L’informazione è stata riportata ad un unico verbo, un’unica ortodossia, un’unica verità. È peggiorata, ed è peggiorato l’intero panorama dell’editoria. Ma non è una novità. Ricordo che nel 1987, in piena guerra fredda e con la minaccia dell’ecatombe nucleare dietro l’angolo, Gorbaciov andò a Nuova Delhi e incontrò il primo ministro dell’India, Rajiv Ghandi, poi ucciso in un complotto. I due leader, che insieme rappresentavano un quinto dell’umanità, firmarono una dichiarazione congiunta che si chiamava ‘Dichiarazione per un mondo libero dalle armi nucleari e non violento’. Era la prima volta che il termine ‘non violenza’ entrava in un documento ufficiale di grandi potenze militari e politiche. La dichiarazione di Nuova Delhi non venne nemmeno pubblicata in Occidente. Fu completamente censurata. Noi la pubblicammo nella rivista ‘Bozze 87’, ma nessun altro dette spazio a quel documento. Oggi come allora accade la stessa cosa, la censura la fa da padrona. Inoltre Putin ha fatto un grandissimo errore. Lui era legittimato a contrastare l’idea della Nato di allargarsi ad est lungo tutto il confine della ex Unione Sovietica.
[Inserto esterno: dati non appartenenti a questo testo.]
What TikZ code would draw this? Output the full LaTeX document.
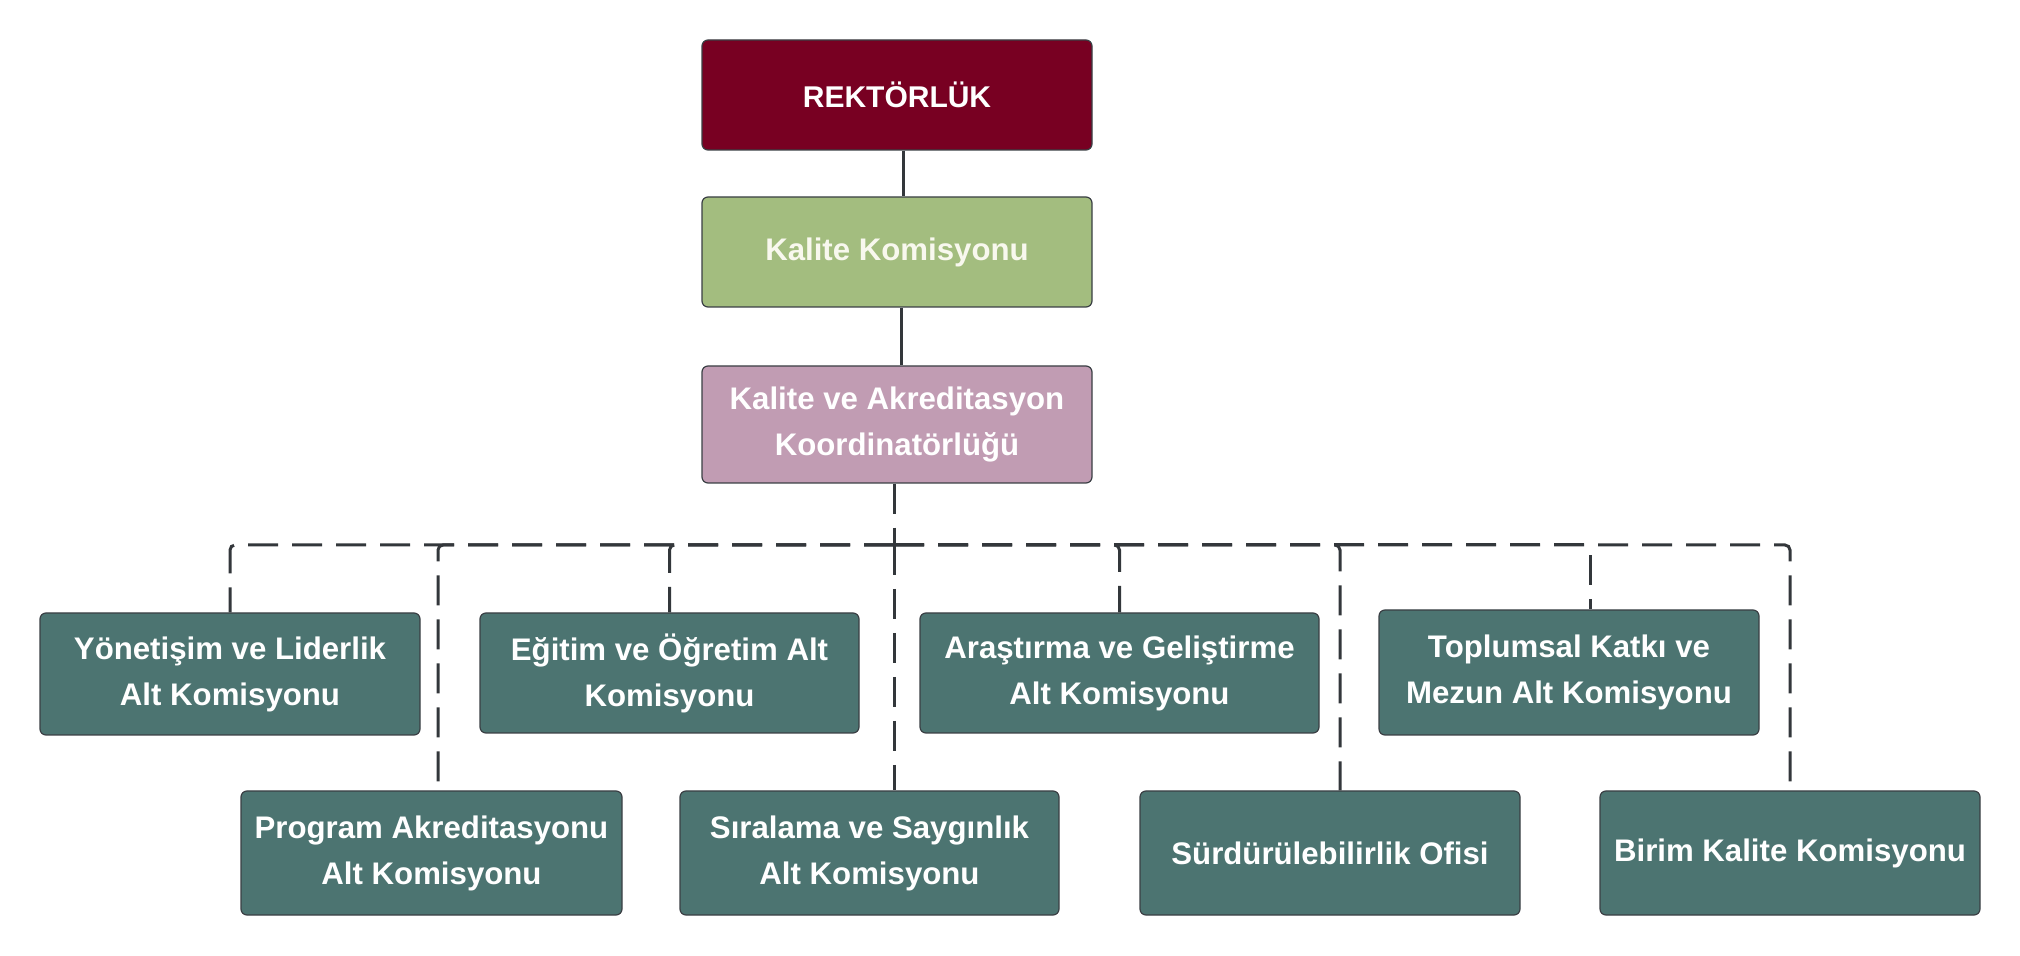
\documentclass[tikz,border=0pt]{standalone}
\usepackage{fontspec}
\setmainfont{Liberation Sans}
\definecolor{rektc}{HTML}{780022}
\definecolor{kkc}{HTML}{A3BD7F}
\definecolor{koordc}{HTML}{C19CB3}
\definecolor{tealc}{HTML}{4C7471}
\definecolor{edgec}{HTML}{3A3F44}
\definecolor{connc}{HTML}{33373B}
\definecolor{creamc}{HTML}{F8F8EE}
\begin{document}
\begin{tikzpicture}[x=0.5pt,y=-0.5pt,
  box/.style={draw=edgec, line width=0.6pt, rounded corners=3pt, align=center,
    text=white, font=\bfseries\fontsize{15.6}{23}\selectfont, inner sep=0pt},
  sub/.style={box, fill=tealc},
  solidline/.style={draw=connc, line width=1.5pt},
  dashline/.style={draw=connc, line width=1.5pt, dash pattern=on 15pt off 7pt, rounded corners=2.5pt}]
\useasboundingbox (0,0) rectangle (2020,956);
% top chain
\node[box, fill=rektc, minimum width=195pt, minimum height=55pt, font=\bfseries\fontsize{15}{23}\selectfont] (rekt) at (897,95) {REKTÖRLÜK};
\node[box, fill=kkc, text=creamc, minimum width=195pt, minimum height=55pt] (kk) at (897,252) {Kalite Komisyonu};
\node[box, fill=koordc, minimum width=195pt, minimum height=58.5pt] (koord) at (897,424.5) {Kalite ve Akreditasyon\\Koordinatörlüğü};
% row 1
\node[sub, minimum width=190pt, minimum height=61pt] (yon) at (230,674) {Yönetişim ve Liderlik\\Alt Komisyonu};
\node[sub, minimum width=189.5pt, minimum height=60pt] (egitim) at (669.5,673) {Eğitim ve Öğretim Alt\\Komisyonu};
\node[sub, minimum width=199.5pt, minimum height=60pt] (arastirma) at (1119.5,673) {Araştırma ve Geliştirme\\Alt Komisyonu};
\node[sub, minimum width=190pt, minimum height=62.5pt] (toplumsal) at (1569,672.5) {Toplumsal Katkı ve\\Mezun Alt Komisyonu};
% row 2
\node[sub, minimum width=190.5pt, minimum height=62pt] (program) at (431.5,853) {Program Akreditasyonu\\Alt Komisyonu};
\node[sub, minimum width=189.5pt, minimum height=62pt] (siralama) at (869.5,853) {Sıralama ve Saygınlık\\Alt Komisyonu};
\node[sub, minimum width=190pt, minimum height=62pt] (surdur) at (1330,853) {Sürdürülebilirlik Ofisi};
\node[sub, minimum width=190pt, minimum height=62pt] (birim) at (1790,853) {Birim Kalite Komisyonu};
% solid connectors
\draw[solidline] ([xshift=3pt]rekt.south) -- ([xshift=3pt]kk.north);
\draw[solidline] ([xshift=2pt]kk.south) -- ([xshift=2pt]koord.north);
% dashed tree
\coordinate (j) at (894,545);
\draw[dashline] ([xshift=-1.5pt]koord.south) -- (j);
\draw[dashline] (j) -| (yon.north);
\draw[dashline] (j) -| ([xshift=3.25pt]program.north);
\draw[dashline] (j) -| (egitim.north);
\draw[dashline] (j) -- (j |- siralama.north);
\draw[dashline] (j) -| (arastirma.north);
\draw[dashline] (j) -| ([xshift=5pt]surdur.north);
\draw[dashline] (j) -| ([xshift=10.5pt]toplumsal.north);
\draw[dashline] (j) -| (birim.north);
\end{tikzpicture}
\end{document}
L’errore è stato quello di voler risolvere questo problema con il ricorso all’azione militare. Così si è potuta costruire questa narrazione secondo cui c’è un paese aggressore che è la Russia e un aggredito che è l’Ucraina. Il povero paese piccolo di fronte al grande colosso che lo vuole distruggere. Questa immagine del prepotente e della vittima ha esercitato, ed esercita, un grande ricatto su tutte le persone non violente. Un ricatto spirituale, morale, che funziona. Bisognerebbe invece interrogarsi su chi è veramente la vittima. Perché la vittima è il mondo, che sta per essere gettato in una guerra mondiale. Le trattative di pace sono l’unica strada per salvare centinaia di migliaia di persone.
Fra pochi giorni è prevista una nuova manifestazione a sostegno del cessate il fuoco, una ‘Staffetta per la pace’.
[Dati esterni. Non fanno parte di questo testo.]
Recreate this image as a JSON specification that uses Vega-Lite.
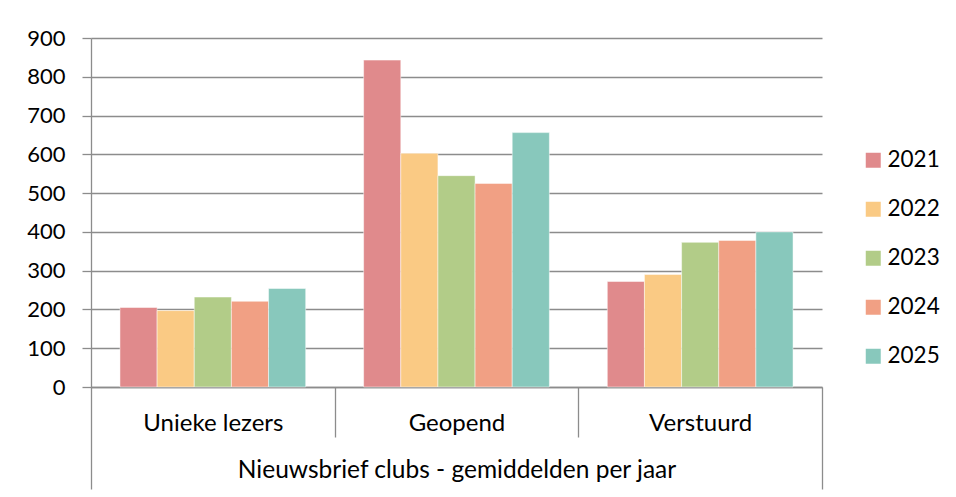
{
  "$schema": "https://vega.github.io/schema/vega-lite/v6.json",
  "autosize": "none",
  "padding": {"left": 91, "top": 38, "right": 134, "bottom": 110},
  "width": 731,
  "height": 349,
  "background": "white",
  "data": {
    "values": [
      {"categorie": "Unieke lezers", "jaar": "2021", "waarde": 205},
      {"categorie": "Unieke lezers", "jaar": "2022", "waarde": 197},
      {"categorie": "Unieke lezers", "jaar": "2023", "waarde": 232},
      {"categorie": "Unieke lezers", "jaar": "2024", "waarde": 221},
      {"categorie": "Unieke lezers", "jaar": "2025", "waarde": 254},
      {"categorie": "Geopend", "jaar": "2021", "waarde": 843},
      {"categorie": "Geopend", "jaar": "2022", "waarde": 603},
      {"categorie": "Geopend", "jaar": "2023", "waarde": 545},
      {"categorie": "Geopend", "jaar": "2024", "waarde": 525},
      {"categorie": "Geopend", "jaar": "2025", "waarde": 656},
      {"categorie": "Verstuurd", "jaar": "2021", "waarde": 272},
      {"categorie": "Verstuurd", "jaar": "2022", "waarde": 290},
      {"categorie": "Verstuurd", "jaar": "2023", "waarde": 373},
      {"categorie": "Verstuurd", "jaar": "2024", "waarde": 378},
      {"categorie": "Verstuurd", "jaar": "2025", "waarde": 400}
    ]
  },
  "mark": {"type": "bar", "stroke": "white", "strokeWidth": 0.8, "strokeOpacity": 0.6},
  "encoding": {
    "x": {
      "field": "categorie",
      "type": "nominal",
      "sort": ["Unieke lezers", "Geopend", "Verstuurd"],
      "scale": {"paddingInner": 0, "paddingOuter": 0},
      "title": "Nieuwsbrief clubs - gemiddelden per jaar",
      "axis": {
        "labelAngle": 0,
        "tickBand": "extent",
        "tickSize": {"condition": {"test": "datum.value !== 'Unieke lezers' && datum.value !== 'Geopend'", "value": 102}, "value": 50},
        "tickColor": "#8c8c8c",
        "tickWidth": 1.3,
        "domainColor": "#8c8c8c",
        "domainWidth": 1.3,
        "labelPadding": {"condition": {"test": "datum.value === 'Verstuurd'", "value": -78}, "value": -26},
        "labelFont": "Lato",
        "labelFontSize": 24,
        "labelColor": "#000000",
        "titleFont": "Lato",
        "titleFontSize": 24.5,
        "titleFontWeight": "normal",
        "titleColor": "#000000",
        "titleY": 90,
        "titleBaseline": "alphabetic"
      }
    },
    "xOffset": {
      "field": "jaar",
      "type": "nominal",
      "scale": {"paddingInner": 0, "paddingOuter": 0.78}
    },
    "y": {
      "field": "waarde",
      "type": "quantitative",
      "title": null,
      "scale": {"domain": [0, 900], "nice": false},
      "axis": {
        "values": [0, 100, 200, 300, 400, 500, 600, 700, 800, 900],
        "grid": true,
        "gridColor": "#8c8c8c",
        "gridWidth": 1.3,
        "domainColor": "#8c8c8c",
        "domainWidth": 1.3,
        "tickColor": "#8c8c8c",
        "tickWidth": 1.3,
        "tickSize": 9,
        "labelPadding": 17,
        "labelFont": "Lato",
        "labelFontSize": 22,
        "labelColor": "#000000"
      }
    },
    "color": {
      "field": "jaar",
      "type": "nominal",
      "scale": {
        "domain": ["2021", "2022", "2023", "2024", "2025"],
        "range": ["#E08A8C", "#FACA84", "#B2CC88", "#F1A084", "#88C8BC"]
      },
      "legend": {
        "title": null,
        "orient": "none",
        "legendX": 771,
        "legendY": 111,
        "symbolType": "square",
        "symbolSize": 225,
        "symbolStrokeWidth": 0,
        "labelFont": "Lato",
        "labelFontSize": 22.5,
        "labelColor": "#000000",
        "labelOffset": 3,
        "rowPadding": 26
      }
    }
  },
  "config": {
    "view": {"stroke": null}
  }
}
Manifestiamo, certo. Ma non basta cambiare le menti e i cuori della gente. Bisogna arrivare a cambiare le scelte dei governi, dei potenti. Scelte che si cambiano con la politica. Solo se riusciamo a far prevalere una politica alternativa, sconfiggendo le forze della prevaricazione, dell’imperialismo, del colonialismo, possiamo ottenere un risultato positivo.
Già anni fa Papa Francesco parlava di una terza guerra mondiale, a pezzi.
Ora non è più una guerra mondiale a pezzi. Quando sono coinvolte le più grandi potenze mondiali, quando gli Stati Uniti dicono che bisogna portare la Russia alla condizione di paria, perché questo è il programma iniziale enunciato da Biden quando è sceso in campo in appoggio all’Ucraina, la guerra fa un salto di qualità. Non so se Biden abbia abbastanza cultura da sapere cosa sono i paria. Appartengono al sistema indiano delle caste, e quella dei paria non è neppure una casta. Sono gli innominati, considerati meno che uomini, senza alcun diritto. Quando un fuori casta cammina per strada deve stare attento a camminare al centro della carreggiata, perché nemmeno la sua ombra vada ad inquinare la facciata delle case dei ricchi, di quelli delle caste superiori. Di fronte a questo scenario, che ha l’obiettivo di eliminare la Russia dalla comunità internazionale e poi mettere fuori gioco la Cina, noi dobbiamo fermare questa spirale distruttiva con la politica, non c’è altro modo.